═══ Stored data

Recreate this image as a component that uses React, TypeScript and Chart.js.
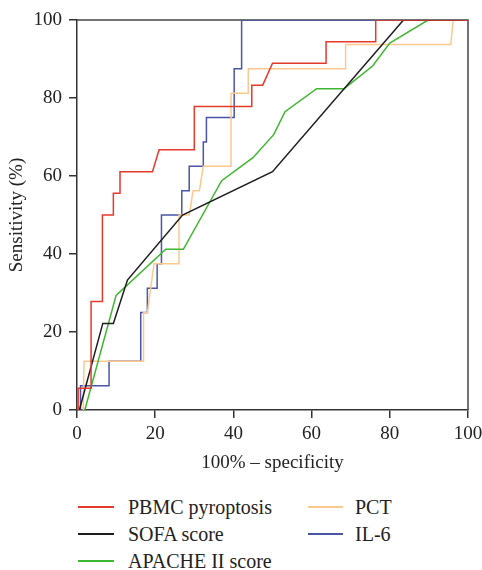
import React, { useEffect, useRef } from "react";
import { Chart, registerables } from "chart.js";

Chart.register(...registerables);

const xTicks = [0, 20, 40, 60, 80, 100];
const yTicks = [0, 20, 40, 60, 80, 100];

const seriesNames = ["PBMC pyroptosis", "SOFA score", "APACHE II score", "PCT", "IL-6"];
const seriesColors = ["#e5392c", "#1c1c1c", "#3fb62f", "#fdc88e", "#4a55a8"];

const pbmcX = [0.3, 0.3, 3.6, 3.6, 6.5, 6.5, 9.3, 9.3, 11, 11, 19.3, 21, 30, 30, 44.7, 44.7, 47.5, 50, 63.7, 63.7, 76.4, 76.4, 100];
const pbmcY = [0, 5.6, 5.6, 27.8, 27.8, 50, 50, 55.6, 55.6, 61.1, 61.1, 66.7, 66.7, 77.8, 77.8, 83.3, 83.3, 88.9, 88.9, 94.4, 94.4, 100, 100];

const sofaX = [0.6, 6.6, 9.3, 12.9, 27, 50, 83.5, 100];
const sofaY = [0, 22.2, 22.2, 33.3, 50, 61.1, 100, 100];

const apacheX = [2, 10, 22.7, 27.2, 37, 45, 50.3, 53.2, 61.3, 68.3, 75.6, 80, 89.8, 100];
const apacheY = [0, 29.4, 41.2, 41.2, 58.8, 64.7, 70.6, 76.5, 82.4, 82.4, 88.2, 94.1, 100, 100];

const pctX = [1.6, 1.8, 17, 17, 18, 19.7, 26.1, 26.1, 28.7, 29.7, 31.3, 32.3, 39.4, 39.4, 43.8, 43.8, 68.7, 68.7, 95.6, 96.2, 100];
const pctY = [0, 12.5, 12.5, 25, 25, 37.5, 37.5, 50, 50, 56.25, 56.25, 62.5, 62.5, 81.25, 81.25, 87.5, 87.5, 93.75, 93.75, 100, 100];

const il6X = [0.9, 0.9, 8.2, 8.2, 16.3, 16.3, 18, 18, 20.5, 20.5, 21.6, 21.6, 26.8, 26.8, 28.7, 28.7, 32.3, 32.3, 33.1, 33.1, 40.2, 40.2, 42.1, 42.1, 100];
const il6Y = [0, 6.25, 6.25, 12.5, 12.5, 25, 25, 31.25, 31.25, 37.5, 37.5, 50, 50, 56.25, 56.25, 62.5, 62.5, 68.75, 68.75, 75, 75, 87.5, 87.5, 100, 100];

const seriesX = [pbmcX, sofaX, apacheX, pctX, il6X];
const seriesY = [pbmcY, sofaY, apacheY, pctY, il6Y];

const FONT = "'Liberation Serif', 'Times New Roman', serif";

const framePlugin = {
  id: "frame",
  beforeDatasetsDraw(chart: any) {
    const { ctx, chartArea } = chart;
    ctx.save();
    ctx.strokeStyle = "#444";
    ctx.lineWidth = 1.5;
    ctx.beginPath();
    ctx.moveTo(chartArea.left, chartArea.top);
    ctx.lineTo(chartArea.right, chartArea.top);
    ctx.lineTo(chartArea.right, chartArea.bottom);
    ctx.stroke();
    ctx.restore();
  },
};

export default function App() {
  const ref = useRef<HTMLCanvasElement | null>(null);

  useEffect(() => {
    if (!ref.current) return;
    const datasets = seriesNames.map((name, i) => ({
      label: name,
      data: seriesX[i].map((x, j) => ({ x, y: seriesY[i][j] })),
      borderColor: seriesColors[i],
      backgroundColor: seriesColors[i],
      borderWidth: 1.5,
      pointRadius: 0,
      tension: 0,
      fill: false,
    }));
    const chart = new Chart(ref.current, {
      type: "line",
      data: { datasets },
      plugins: [framePlugin],
      options: {
        responsive: false,
        animation: false,
        devicePixelRatio: 1,
        layout: { padding: { top: 20, right: 14, left: 0, bottom: 0 } },
        plugins: { legend: { display: false }, tooltip: { enabled: false } },
        scales: {
          x: {
            type: "linear",
            min: 0,
            max: 100,
            afterBuildTicks: (s: any) => {
              s.ticks = xTicks.map((v) => ({ value: v }));
            },
            afterFit: (s: any) => {
              s.height = 70;
              s.paddingLeft = 0;
              s.paddingRight = 0;
            },
            ticks: { color: "#222", font: { family: FONT, size: 19 }, padding: 5, maxRotation: 0 },
            grid: { drawOnChartArea: false, drawTicks: true, tickLength: 8, color: "#333", lineWidth: 1.5 },
            border: { color: "#333", width: 1.5 },
            title: {
              display: true,
              text: "100% – specificity",
              color: "#222",
              font: { family: FONT, size: 19 },
              padding: { top: 0, bottom: 6 },
            },
          },
          y: {
            type: "linear",
            min: 0,
            max: 100,
            afterBuildTicks: (s: any) => {
              s.ticks = yTicks.map((v) => ({ value: v }));
            },
            afterFit: (s: any) => {
              s.width = 77;
              s.paddingTop = 0;
              s.paddingBottom = 0;
            },
            ticks: { color: "#222", font: { family: FONT, size: 19 }, padding: 7 },
            grid: { drawOnChartArea: false, drawTicks: true, tickLength: 8, color: "#333", lineWidth: 1.5 },
            border: { color: "#333", width: 1.5 },
            title: {
              display: true,
              text: "Sensitivity (%)",
              color: "#222",
              font: { family: FONT, size: 19 },
              padding: { top: 6, bottom: 0 },
            },
          },
        },
      },
    });
    return () => chart.destroy();
  }, []);

  const colX = [78, 308];
  const textOffset = [50, 47];
  const lineW = [36, 35];

  return (
    <div style={{ position: "absolute", left: 0, top: 0, width: 482, height: 570, background: "#fff", overflow: "hidden" }}>
      <canvas ref={ref} width={482} height={480} style={{ position: "absolute", left: 0, top: 0, width: 482, height: 480 }} />
      {seriesNames.map((name, i) => {
        const col = i < 3 ? 0 : 1;
        const row = i < 3 ? i : i - 3;
        const cy = 507 + row * 27;
        return (
          <div key={name} style={{ position: "absolute", left: colX[col], top: cy - 13, height: 26, display: "flex", alignItems: "center" }}>
            <span style={{ display: "inline-block", width: lineW[col], height: 1.5, background: seriesColors[i] }} />
            <span
              style={{
                position: "absolute",
                left: textOffset[col],
                top: 0,
                lineHeight: "26px",
                whiteSpace: "nowrap",
                fontFamily: FONT,
                fontSize: 20,
                color: "#222",
              }}
            >
              {name}
            </span>
          </div>
        );
      })}
    </div>
  );
}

══════

*The exercise:* From the first line above down to the line with "94.4, 100, 100];", reproduce every line and no others, omitting pictures.

*Written response:*
Recreate this image as a component that uses React, TypeScript and Chart.js.
import React, { useEffect, useRef } from "react";
import { Chart, registerables } from "chart.js";

Chart.register(...registerables);

const xTicks = [0, 20, 40, 60, 80, 100];
const yTicks = [0, 20, 40, 60, 80, 100];

const seriesNames = ["PBMC pyroptosis", "SOFA score", "APACHE II score", "PCT", "IL-6"];
const seriesColors = ["#e5392c", "#1c1c1c", "#3fb62f", "#fdc88e", "#4a55a8"];

const pbmcX = [0.3, 0.3, 3.6, 3.6, 6.5, 6.5, 9.3, 9.3, 11, 11, 19.3, 21, 30, 30, 44.7, 44.7, 47.5, 50, 63.7, 63.7, 76.4, 76.4, 100];
const pbmcY = [0, 5.6, 5.6, 27.8, 27.8, 50, 50, 55.6, 55.6, 61.1, 61.1, 66.7, 66.7, 77.8, 77.8, 83.3, 83.3, 88.9, 88.9, 94.4, 94.4, 100, 100];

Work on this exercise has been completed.